Charmoli and Saunders each enlisted in the military during World War II. Charmoli was an operations officer in the 43rd Fighter Squadron in the U.S. Air Force in Panama and organized entertainment shows for them, while Saunders was sent to Europe and became a secretary to Gen. Dwight D. Eisenhower.

==Career==

In 1947, he performed on Broadway for the first time, in the production Dear Judas. He also choreographed Eddie Fisher at the Winter Garden in 1962, as well as Shirley MacLaine's Broadway revue in 1976. In 1948, Charmoli danced in Make Mine Manhattan, but gave the part to Bob Fosse when the show toured nationally. Charmoli found Fosse work as a dancer on the TV shows he was working on when Fosse returned from the tour.
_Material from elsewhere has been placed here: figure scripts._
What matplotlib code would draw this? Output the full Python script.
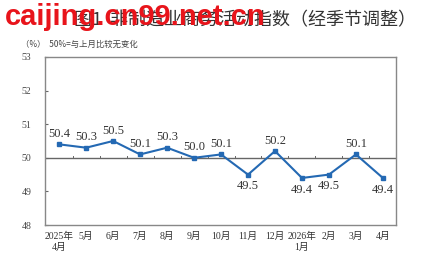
import matplotlib
matplotlib.use("Agg")
import matplotlib.pyplot as plt

plt.rcParams['font.family'] = ['Liberation Serif', 'Noto Sans CJK SC', 'DejaVu Sans']

# monthly index values
months = ["2025年\n4月", "5月", "6月", "7月", "8月", "9月", "10月", "11月", "12月",
          "2026年\n1月", "2月", "3月", "4月"]
values = [50.4, 50.3, 50.5, 50.1, 50.3, 50.0, 50.1, 49.5, 50.2, 49.4, 49.5, 50.1, 49.4]
yticks = [48, 49, 50, 51, 52, 53]

fig = plt.figure(figsize=(4.22, 2.66), dpi=100)
ax = fig.add_axes([0.107, 0.154, 0.831, 0.632])

x = list(range(len(values)))
ax.axhline(50, color="#666666", lw=1.0, zorder=1)
ax.plot(x, values, color="#2469b3", lw=1.5, marker="s", ms=3.5, zorder=3)

# little tick marks on the 50 line, between months
for i in range(len(values) - 1):
    ax.plot([i + 0.5, i + 0.5], [50, 50.06], color="#666666", lw=0.7, zorder=2)

for i, v in enumerate(values):
    if v < 50:
        ax.text(i, v - 0.17, f"{v:.1f}", ha="center", va="top", fontsize=9, color="#333333")
    else:
        ax.text(i, v + 0.13, f"{v:.1f}", ha="center", va="bottom", fontsize=9, color="#333333")

ax.set_xlim(-0.52, 12.48)
ax.set_ylim(48, 53)
ax.set_yticks(yticks)
ax.set_yticklabels([str(t) for t in yticks], fontsize=7, color="#444444")
ax.tick_params(axis="y", direction="in", length=2, color="#666666", pad=10)
ax.set_xticks(x)
ax.set_xticklabels(months, fontsize=7, color="#333333", linespacing=1.3)
ax.tick_params(axis="x", length=0, pad=5)
for s in ax.spines.values():
    s.set_color("#888888")
    s.set_linewidth(1.0)

fig.text(0.175, 0.925, "图1  非制造业商务活动指数（经季节调整）", fontsize=13,
         color="#333333", va="center", family=['Noto Sans CJK SC', 'DejaVu Sans'])
fig.text(0.012, 0.935, "caijing.cn99.net.cn", fontsize=21, fontweight="bold",
         color="#e8141b", va="center", family="Liberation Sans")
fig.text(0.05, 0.835, "（%）  50%=与上月比较无变化", fontsize=6, color="#444444",
         va="center", family=['Noto Sans CJK SC', 'DejaVu Sans'])

fig.savefig("out.png", dpi=100, facecolor="white")
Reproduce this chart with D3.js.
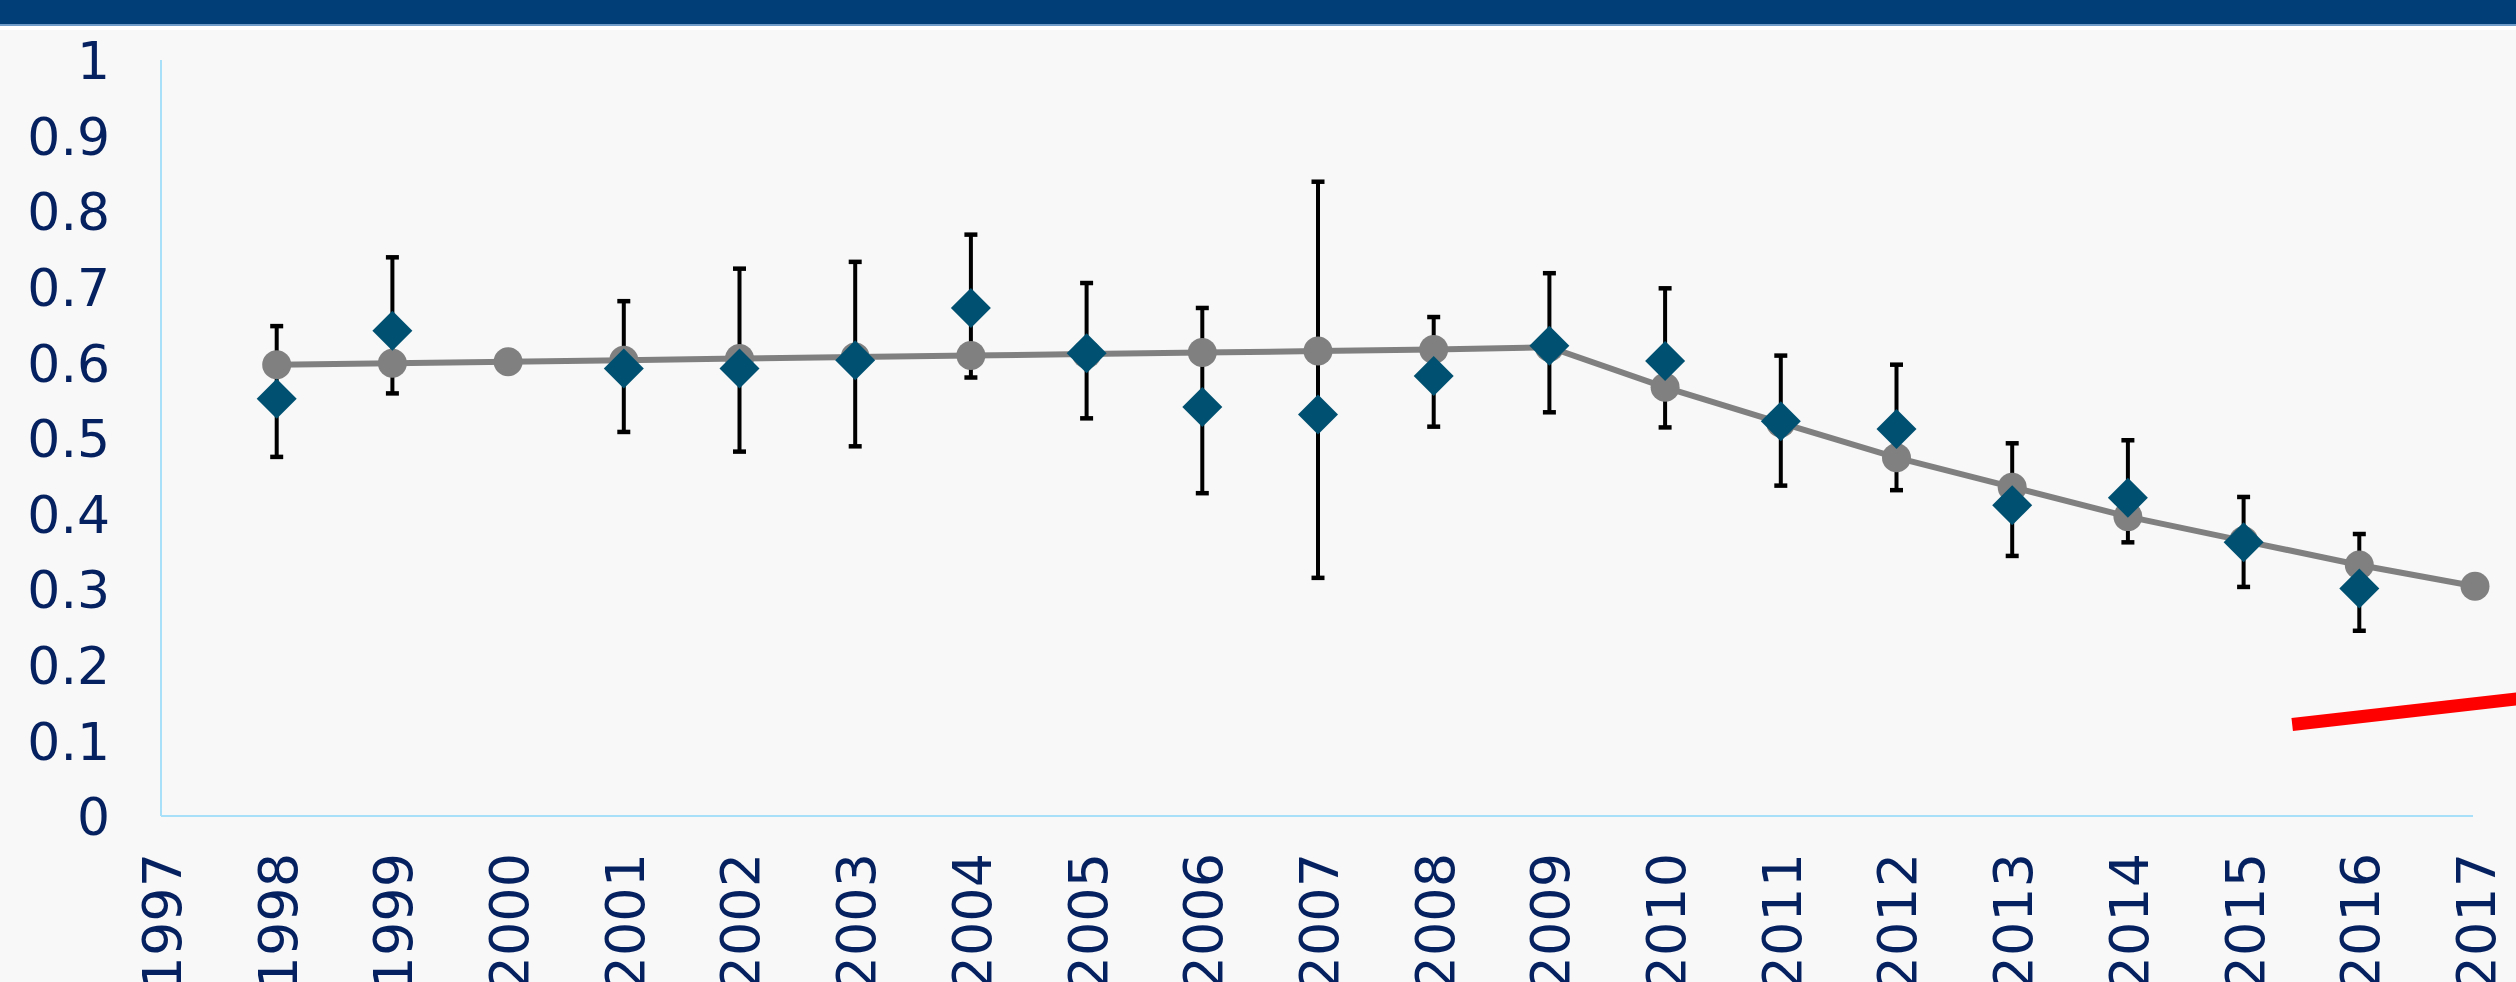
<!DOCTYPE html>
<html>
<head>
<meta charset="utf-8">
<script src="https://cdn.jsdelivr.net/npm/d3@7"></script>
<style>
  html, body { margin: 0; padding: 0; background: #f8f8f8; overflow: hidden; }
  svg { display: block; }
  text { font-family: "DejaVu Sans", Verdana, sans-serif; }
</style>
</head>
<body>
<svg id="chart" width="2516" height="982"></svg>
<script>
// ---- data ----
const tickYears = [1997,1998,1999,2000,2001,2002,2003,2004,2005,2006,2007,2008,2009,2010,2011,2012,2013,2014,2015,2016,2017];
const yTicks = [0,0.1,0.2,0.3,0.4,0.5,0.6,0.7,0.8,0.9,1];

const years = [1998,1999,2000,2001,2002,2003,2004,2005,2006,2007,2008,2009,2010,2011,2012,2013,2014,2015,2016,2017];
const trendValues = [0.597,0.599,0.601,0.603,0.605,0.607,0.609,0.611,0.613,0.615,0.617,0.620,0.567,0.520,0.474,0.435,0.396,0.364,0.332,0.304];
const observedValues = [0.552,0.642,null,0.592,0.592,0.603,0.672,0.612,0.541,0.531,0.582,0.622,0.602,0.522,0.512,0.411,0.421,0.362,0.301,null];
const upperValues = [0.648,0.739,null,0.681,0.724,0.733,0.769,0.705,0.672,0.839,0.660,0.718,0.698,0.609,0.597,0.493,0.497,0.422,0.373,null];
const lowerValues = [0.475,0.559,null,0.508,0.482,0.489,0.580,0.526,0.427,0.315,0.515,0.534,0.514,0.437,0.431,0.344,0.362,0.303,0.245,null];

const redYears = [2015.42, 2018];
const redValues = [0.121, 0.166];

// ---- layout ----
const svg = d3.select("#chart");
const W = 2516, H = 982;
const x = d3.scaleLinear().domain([1997, 2017]).range([161, 2475]);
const y = d3.scaleLinear().domain([0, 1]).range([816, 60]);

svg.append("rect").attr("width", W).attr("height", H).attr("fill", "#f8f8f8");
// header band
svg.append("rect").attr("x", 0).attr("y", 0).attr("width", W).attr("height", 24).attr("fill", "#013e78");
svg.append("rect").attr("x", 0).attr("y", 24).attr("width", W).attr("height", 2).attr("fill", "#6f9cc8");
svg.append("rect").attr("x", 0).attr("y", 26).attr("width", W).attr("height", 4).attr("fill", "#ffffff");

// axes lines
const axisColor = "#a8e0fa";
svg.append("line").attr("x1", x(1997)).attr("x2", x(1997)).attr("y1", y(1)).attr("y2", y(0))
  .attr("stroke", axisColor).attr("stroke-width", 2);
svg.append("line").attr("x1", x(1997)).attr("x2", x(2017) - 2).attr("y1", y(0)).attr("y2", y(0))
  .attr("stroke", axisColor).attr("stroke-width", 2);

// y axis labels
const yAxis = d3.axisLeft(y).tickValues(yTicks).tickFormat(d3.format("~g")).tickSize(0).tickPadding(0);
const yg = svg.append("g").attr("transform", "translate(110,0)").call(yAxis);
yg.select(".domain").remove();
yg.selectAll("text").attr("fill", "#06215f").style("font-size", "52px")
  .style("font-family", "'DejaVu Sans', Verdana, sans-serif").attr("dy", "0.36em");

// x axis labels (rotated)
const xAxis = d3.axisBottom(x).tickValues(tickYears).tickFormat(d3.format("d")).tickSize(0);
const xg = svg.append("g").attr("transform", "translate(0,853)").call(xAxis);
xg.select(".domain").remove();
xg.selectAll("text")
  .attr("fill", "#06215f").style("font-size", "54px")
  .style("font-family", "'DejaVu Sans', Verdana, sans-serif")
  .attr("text-anchor", "end")
  .attr("transform", "rotate(-90)")
  .attr("x", 0).attr("y", 0).attr("dy", "0.36em");

// data rows
const rows = years.map((yr, i) => ({
  year: yr, trend: trendValues[i], obs: observedValues[i], hi: upperValues[i], lo: lowerValues[i]
}));
const withObs = rows.filter(d => d.obs != null);

// error bars
const eb = svg.append("g").attr("stroke", "#000");
eb.selectAll("line.v").data(withObs).join("line").attr("class", "v")
  .attr("x1", d => x(d.year)).attr("x2", d => x(d.year))
  .attr("y1", d => y(d.hi)).attr("y2", d => y(d.lo)).attr("stroke-width", 4);
eb.selectAll("line.t").data(withObs).join("line").attr("class", "t")
  .attr("x1", d => x(d.year) - 6.5).attr("x2", d => x(d.year) + 6.5)
  .attr("y1", d => y(d.hi)).attr("y2", d => y(d.hi)).attr("stroke-width", 4.5);
eb.selectAll("line.b").data(withObs).join("line").attr("class", "b")
  .attr("x1", d => x(d.year) - 6.5).attr("x2", d => x(d.year) + 6.5)
  .attr("y1", d => y(d.lo)).attr("y2", d => y(d.lo)).attr("stroke-width", 4.5);

// trend line
const line = d3.line().x(d => x(d.year)).y(d => y(d.trend));
svg.append("path").datum(rows).attr("d", line)
  .attr("fill", "none").attr("stroke", "#808080").attr("stroke-width", 6);
svg.append("g").selectAll("circle").data(rows).join("circle")
  .attr("cx", d => x(d.year)).attr("cy", d => y(d.trend)).attr("r", 14.5).attr("fill", "#808080");

// diamonds
const hd = 20;
svg.append("g").selectAll("path").data(withObs).join("path")
  .attr("d", d => {
    const cx = x(d.year), cy = y(d.obs);
    return `M${cx},${cy - hd}L${cx + hd},${cy}L${cx},${cy + hd}L${cx - hd},${cy}Z`;
  })
  .attr("fill", "#005171");

// red line
const redData = redYears.map((yr, i) => ({ year: yr, v: redValues[i] }));
svg.append("path").datum(redData)
  .attr("d", d3.line().x(d => x(d.year)).y(d => y(d.v)))
  .attr("fill", "none").attr("stroke", "#ff0000").attr("stroke-width", 13);
</script>
</body>
</html>
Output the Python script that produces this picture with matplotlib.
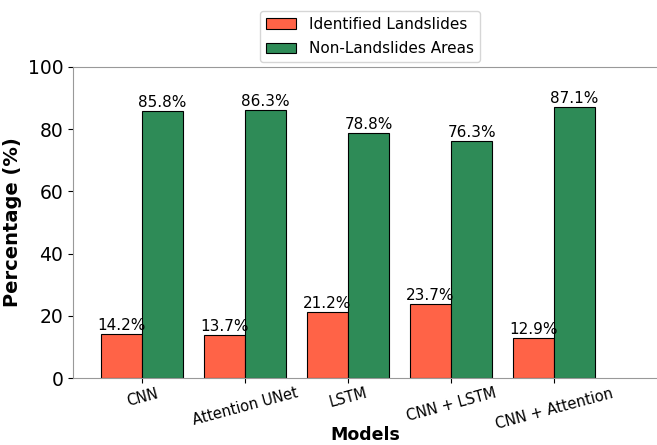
import matplotlib
matplotlib.use("Agg")
import matplotlib.pyplot as plt
import numpy as np

models = ["CNN", "Attention UNet", "LSTM", "CNN + LSTM", "CNN + Attention"]
landslides = [14.2, 13.7, 21.2, 23.7, 12.9]
non_landslides = [85.8, 86.3, 78.8, 76.3, 87.1]

fig = plt.figure(figsize=(6.57, 4.45), dpi=100)
ax = fig.add_axes([73 / 657, 67 / 445, 1 - 73 / 657, 311 / 445])

x = np.arange(len(models))
w = 0.4
b1 = ax.bar(x - w / 2, landslides, w, color="#FF6347", edgecolor="black",
            linewidth=0.8, label="Identified Landslides")
b2 = ax.bar(x + w / 2, non_landslides, w, color="#2E8B57", edgecolor="black",
            linewidth=0.8, label="Non-Landslides Areas")

for bars in (b1, b2):
    for bar in bars:
        h = bar.get_height()
        ax.text(bar.get_x() + bar.get_width() / 2, h + 0.3, f"{h}%",
                ha="center", va="bottom", fontsize=11)

ax.set_xlim(-0.67, 5.0)
ax.set_ylim(0, 100)
ax.set_xticks(x)
ax.set_xticklabels(models, rotation=15, fontsize=10.5)
ax.tick_params(axis="x", pad=2)
ax.tick_params(axis="y", labelsize=13.5)
ax.set_xlabel("Models", fontsize=12.5, fontweight="bold", labelpad=-4)
ax.set_ylabel("Percentage (%)", fontsize=14, fontweight="bold")
for s in ax.spines.values():
    s.set_color("#999999")
ax.spines["right"].set_visible(False)

ax.legend(loc="lower center", bbox_to_anchor=(0.508, 1.0), fontsize=11,
          frameon=True, borderaxespad=0.3, labelspacing=0.6)

fig.savefig("out.png", dpi=100)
Charmoli worked in 1949 as choreographer on ABC television's Stop the Music. He then joined NBC-TV's Your Hit Parade in 1950, and in 1956 won his first Emmy, for his work on the show. He subsequently moved to Los Angeles to take a position on Dinah Shore's television variety program.

Charmoli continued working as a television director. He directed the 1977 CBS television adaptation of The Nutcracker, starring Mikhail Baryshnikov and Gelsey Kirkland. He directed and choreographed nearly all of Mitzi Gaynor's television specials in the 1970s as well as two of Shirley MacLaine's. He also worked many times with Sid and Marty Krofft, directing all seventeen episodes of Lidsville and The Bugaloos, respectively, as well as their TV special Fol-de-Rol. He directed the first two years of Star Search (1984–85), and several years of Circus of the Stars, as well as John Denver and the Muppets: A Christmas Together (1979), winning the Directors Guild Award.

Charmoli also directed several Bob Hope specials, more than twenty televised beauty pageants, and the short-lived summer replacement series The Keane Brothers Show (1977).

He was the recipient of three Emmy Awards, plus twelve other Emmy nominations. His second win was in 1974 for "Mitzi ... A Tribute to the American Housewife" starring Mitzi Gaynor; the final one was for Shirley McLaine's 1976 show "Gypsy In My Soul" (for which he also won the Directors Guild of America award).

Other performers he collaborated with included Beyoncé, LeAnn Rimes, and Justin Timberlake.

In 2016, he teamed with Paul Manchester to compose his biography called Stars in My Eyes.

Charmoli died in August 2020 at his home in the Hollywood Hills at the age of 98. His partner Saunders died in 1999.

Charmoli is considered one of the top television choreographers in history. He felt the television cameras needed to be just as involved with choreography as the dancers, so he always took time to block those as well.